After the election, the defeated Bush began weighing a pardon for Iran-contra figures. At first, the president was interested only in pardoning Caspar Weinberger, but Kristol pushed for more - including a pardon for former Assistant Secretary of State Elliott Abrams, who is a friend of Kristol's and the son-in-law of Norman Podhoretz, the old neocon ally of Irving Kristol's. [Bill] Kristol was very helpful on the whole issue of going beyond just Weinberger," recalls C. Boyden Gray, Bush's White House counsel. This has a political implication as well: Abrams and others had been convicted for misleading Congress about the Reagan administration's role in aiding the contras; in short, for running a hard-headed, ideologically driven operation. It is the sort of undertaking - the sort of game - that Kristol, as a tactician, appreciates. (Kristol, too, had been an architect of the GOP argument that the Walsh prosecution was out of control and leading to "criminalization of policy differences," a strategic line, of course, intended to deflect attention from the crimes that had unquestionably been committed.) On Christmas Eve 1992, Kristol prevailed, and Abrams and others were pardoned.
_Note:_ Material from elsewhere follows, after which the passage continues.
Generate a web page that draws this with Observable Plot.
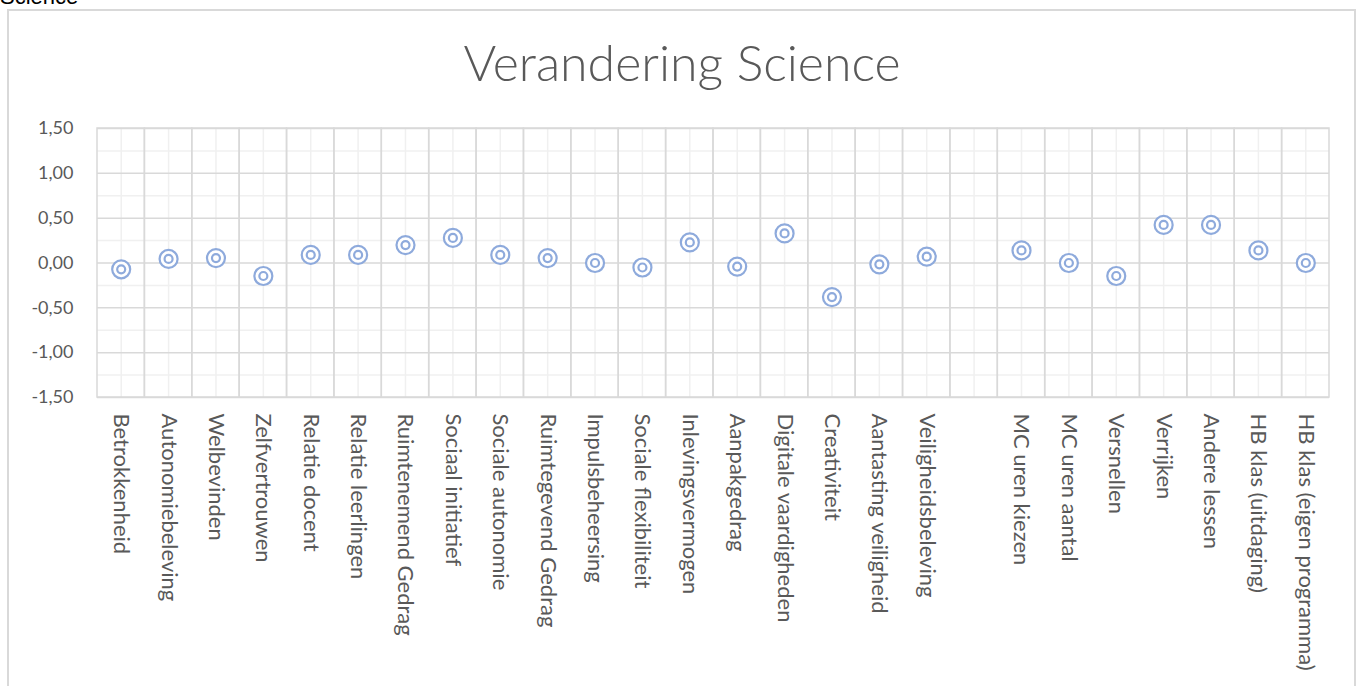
<!DOCTYPE html>
<html>
<head>
<meta charset="utf-8">
<script src="https://cdn.jsdelivr.net/npm/d3@7"></script>
<script src="https://cdn.jsdelivr.net/npm/@observablehq/plot@0.6"></script>
<style>
  html, body { margin: 0; padding: 0; background: #fff; }
  body { width: 1364px; height: 686px; overflow: hidden; position: relative; font-family: Lato, "Open Sans", sans-serif; }
  #sheet { position: absolute; left: 0; top: -16px; font-family: "Liberation Sans", Arial, sans-serif; font-size: 22px; color: #000; }
  #frame { position: absolute; left: 7px; top: 9px; width: 1349px; height: 700px; border: 2px solid #d9d9d9; box-sizing: border-box; }
  #title { position: absolute; left: 0; top: 32px; width: 1364px; text-align: center; font-family: Lato, sans-serif; font-weight: 300; font-size: 50px; color: #595959; line-height: 1.2; }
  #chart { position: absolute; left: 0; top: 100px; }
</style>
</head>
<body>
<div id="sheet">Science</div>
<div id="frame"></div>
<div id="title">Verandering Science</div>
<div id="chart"></div>
<script>
const categories = [
  "Betrokkenheid", "Autonomiebeleving", "Welbevinden", "Zelfvertrouwen",
  "Relatie docent", "Relatie leerlingen", "Ruimtenemend Gedrag", "Sociaal initiatief",
  "Sociale autonomie", "Ruimtegevend Gedrag", "Impulsbeheersing", "Sociale flexibiliteit",
  "Inlevingsvermogen", "Aanpakgedrag", "Digitale vaardigheden", "Creativiteit",
  "Aantasting veiligheid", "Veiligheidsbeleving", " ",
  "MC uren kiezen", "MC uren aantal", "Versnellen", "Verrijken", "Andere lessen",
  "HB klas (uitdaging)", "HB klas (eigen programma)"
];
const values = [
  -0.07, 0.045, 0.055, -0.145,
  0.09, 0.09, 0.20, 0.28,
  0.09, 0.055, 0.00, -0.05,
  0.23, -0.04, 0.33, -0.38,
  -0.015, 0.07, null,
  0.14, 0.00, -0.145, 0.425, 0.425,
  0.14, 0.00
];
const yTicks = [-1.5, -1.0, -0.5, 0, 0.5, 1.0, 1.5];
const yMinor = [-1.25, -0.75, -0.25, 0.25, 0.75, 1.25];

const data = categories.map((c, i) => ({cat: c, v: values[i]})).filter(d => d.v !== null);
const fmt = d => d3.format(".2f")(d).replace(".", ",").replace("\u2212", "-");

const plot = Plot.plot({
  width: 1364,
  height: 586,
  marginTop: 28,
  marginBottom: 289,
  marginLeft: 97,
  marginRight: 35,
  style: {fontFamily: "Lato, sans-serif", fontSize: "18px", color: "#595959", background: "transparent", overflow: "visible"},
  x: {type: "band", domain: categories, padding: 0, round: false},
  y: {domain: [-1.5, 1.5]},
  marks: [
    Plot.ruleY(yMinor, {stroke: "#f0f0f0", strokeWidth: 1.5}),
    Plot.ruleX(categories, {x: d => d, stroke: "#f0f0f0", strokeWidth: 1.5}),
    Plot.ruleY(yTicks, {stroke: "#d9d9d9", strokeWidth: 1.5}),
    Plot.cell(categories, {x: d => d, fill: "none", stroke: "#d9d9d9", strokeWidth: 1.5}),
    Plot.dot(data, {x: "cat", y: "v", r: 9, stroke: "#8eaadc", strokeWidth: 2.2, fill: "white"}),
    Plot.dot(data, {x: "cat", y: "v", r: 4, stroke: "#8eaadc", strokeWidth: 2.2, fill: "none"}),
    Plot.axisY({ticks: yTicks, tickFormat: fmt, tickSize: 0, tickPadding: 24, label: null, fontSize: 18, fill: "#595959"}),
    Plot.axisX({tickRotate: 90, tickSize: 0, tickPadding: 16, label: null, fontSize: 22, fill: "#595959", tickFormat: d => d.trim()})
  ]
});
document.getElementById("chart").appendChild(plot);
</script>
</body>
</html>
That essentially marked Kristol's first foray as an out-of-power operator. His next splashiest undertaking - the Project for the Republican Future - is the site of his most striking achievement: creating and sustaining the GOP opposition to health care reform.

Offensive Plays

On December 3 of last year, Kristol faxed a five-page memo, unsubtly entitled "Defeating President Clinton's Health Care Proposal," to Republican offices across the land. Bob Dole read it; so did the rest of the capital, and Senate and House candidates far and wide.

At the time, Republicans were contemplating their own versions of large-scale reform of the nation's troubled system. Long before Clinton, Dole had been talking about a crisis in health care: "Mr. President, yesterday, President Nixon sent to Congress a comprehensive health message," Dole said on the floor of the Senate on February 19, 1971. "This message recognizes the present health care crisis in our nation." On June 6, 1991, he did it again: "Mr. President, yesterday the Majority Leader, joined by four of his colleagues, announced their solution to certain aspects of the health care crisis confronting this nation. They are to be commended for helping to begin and shape a long overdue debate on access to health care." Today, the problems are even worse: The system costs $1 trillion a year, leaves millions of people out in the cold, and costs are rising so fast that in a few years paying for health care may be untenable.